I was fine all day right up until I started drinking (I was at a wedding). I learnt the hard way that baclofen reacts horribly with ethanol. I ended up in hospital and my parents missed half of their daughters wedding.

I feel so horrible about it, but it wasn't the drugs fault, it was mine for not doing enough research. I will still take it, I'll just be more careful in the future.


----------



## nekochan (Oct 29, 2013)

nekochan said:


> I was fine all day right up until I started drinking (I was at a wedding). I learnt the hard way that baclofen reacts horribly with ethanol. I ended up in hospital and my parents missed half of their daughters wedding.
> 
> I feel so horrible about it, but it wasn't the drugs fault, it was mine for not doing enough research. I will still take it, I'll just be more careful in the future.

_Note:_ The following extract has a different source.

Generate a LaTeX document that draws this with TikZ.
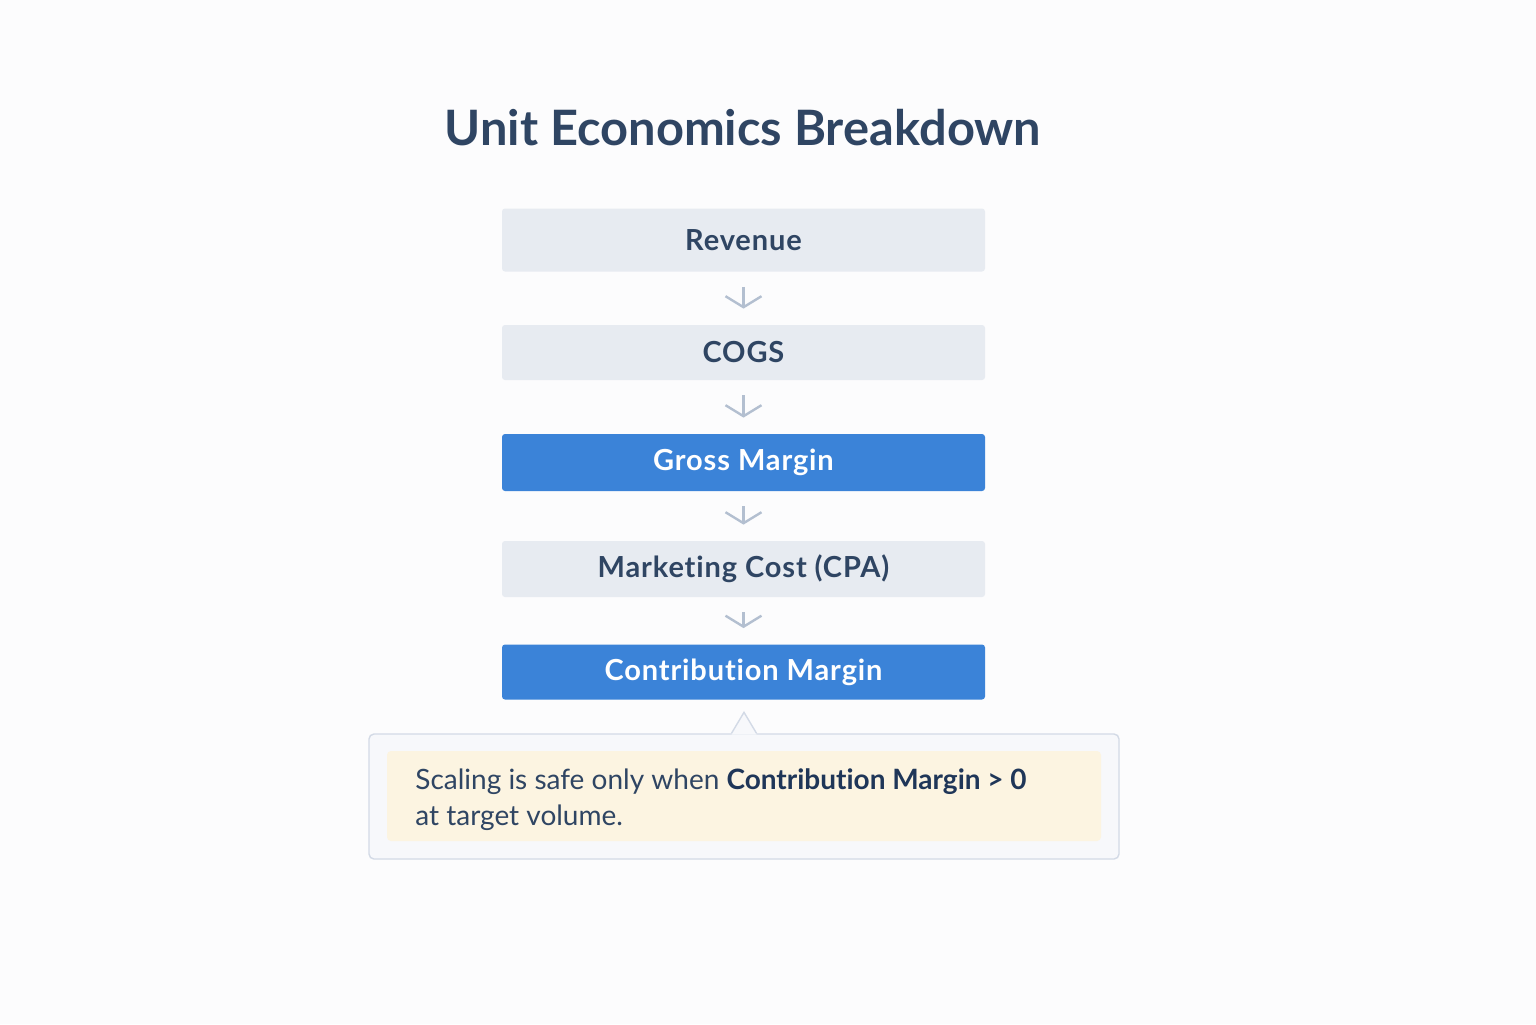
\documentclass[tikz,border=0pt]{standalone}
\usepackage{fontspec}
\setmainfont{Lato}[Ligatures={NoCommon,NoRare}]
\usetikzlibrary{arrows.meta}

\definecolor{pagebg}{HTML}{FCFCFD}
\definecolor{inkdark}{HTML}{2F4563}
\definecolor{inkbold}{HTML}{1F3658}
\definecolor{stepgray}{HTML}{E7EBF1}
\definecolor{stepblue}{HTML}{3B83D8}
\definecolor{arrowgray}{HTML}{B3BFD0}
\definecolor{noteline}{HTML}{D3DAE6}
\definecolor{notefill}{HTML}{F7F8FB}
\definecolor{tipfill}{HTML}{FCF4E1}

\tikzset{
    stepbox/.style={rounded corners=1.5pt, minimum width=241.5pt, minimum height=29pt,
        font=\fontsize{14.5}{16}\selectfont\bfseries\addfontfeatures{LetterSpace=3}, inner sep=0pt},
    plainstep/.style={stepbox, fill=stepgray, text=inkdark},
    keystep/.style={stepbox, fill=stepblue, text=white},
    flow/.style={draw=arrowgray, line width=1.2pt, shorten >=8pt, shorten <=7.5pt,
        -{Straight Barb[length=5.5pt, width=18pt, line width=1.2pt]}},
}

\begin{document}
\begin{tikzpicture}[x=0.5pt,y=-0.5pt]
    \fill[pagebg] (0,0) rectangle (1536,1024);

    \node[text=inkdark, font=\fontsize{24.4}{28}\selectfont\bfseries] (title) at (743,128) {Unit Economics Breakdown};

    \node[plainstep, minimum height=31.5pt] (rev) at (743.5,240) {Revenue};
    \node[plainstep, minimum height=27.5pt] (cogs) at (743.5,352.5) {COGS};
    \node[keystep, minimum height=28.5pt] (gm) at (743.5,462.5) {Gross Margin};
    \node[plainstep, minimum height=28pt] (cpa) at (743.5,569) {Marketing Cost (CPA)};
    \node[keystep, minimum height=27.5pt] (cm) at (743.5,672) {Contribution Margin};

    \draw[flow] (rev) -- (cogs);
    \draw[flow] (cogs) -- (gm);
    \draw[flow] (gm) -- (cpa);
    \draw[flow] (cpa) -- (cm);

    % callout under the last step
    \node[draw=noteline, fill=notefill, line width=0.7pt, rounded corners=2.5pt,
        minimum width=375pt, minimum height=62.5pt] (note) at (744,796.5) {};
    \fill[notefill] ([xshift=-6.25pt,yshift=-0.6pt]note.north) -- ([yshift=10.5pt]note.north)
        -- ([xshift=6.25pt,yshift=-0.6pt]note.north) -- cycle;
    \draw[noteline, line width=0.7pt] ([xshift=-6.25pt]note.north) -- ([yshift=10.5pt]note.north)
        -- ([xshift=6.25pt]note.north);
    \node[fill=tipfill, rounded corners=2pt, minimum width=357pt, minimum height=45pt] (tip) at (744,796) {};
    \node[anchor=west, align=left, text=inkdark, inner sep=0pt,
        font=\fontsize{14}{18}\selectfont] (tiptext) at (415,800)
        {Scaling is safe only when \textcolor{inkbold}{\bfseries Contribution Margin > 0}\\at target volume.};
\end{tikzpicture}
\end{document}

Wow, my brain is still ****ed up even today. I don't even remember making this post and it was only a few minutes ago. Ffs.


----------



## Medline (Sep 23, 2008)

I'm sorry that you had such a bad reaction. Nevertheless - in general - baclofen is a safe (off-label) drug vs. alcohol dependence and quite some people use it at relatively high doses for that (they believe in a theory from Dr. Ameisen). Compared to benzos baclofen has just additive effects in combination with alcohol, but the two don't potentiate each other.


----------



## nekochan (Oct 29, 2013)

Hmm, the symptoms I had were sort of similar to alcohol poisoning but far stronger. Severe vomiting for several hours (even after my stomach was empty), etc. I only had two glasses of wine so clearly the baclofen massively amplified it. 

Either way, 24 hours later and I feel good as new again.


----------



## aljue (Jan 24, 2013)

nekochan said:


> I will still take it, I'll just be more careful in the future.


Do you still take it? At which dosage? I have been considering to give this drug a try. Except from feeling extroverted, could you go a little bit into detail how it has affected you physically and psycologically? Would be great to hear...


----------



## CD700 (Apr 22, 2010)

aljue said:


> Do you still take it? At which dosage? I have been considering to give this drug a try. Except from feeling extroverted, could you go a little bit into detail how it has affected you physically and psycologically? Would be great to hear...


I have been trying for a few months to get benifit from baclofen, from doses ranging 20mg to 90mg. It does nothing at all except make me feel dizzy at doses above 60mg.


----------



## Moddis (Jul 24, 2018)

Baclofen feels very similar to phenibut. Slightly cleaner
Tolerance to baclofen builds more slowly than it does to phenibut though, so clearly it’s the Better drug 

It’s not addictive. In fact it has anti craving properties. 
This drug should be used in psichiatry


----------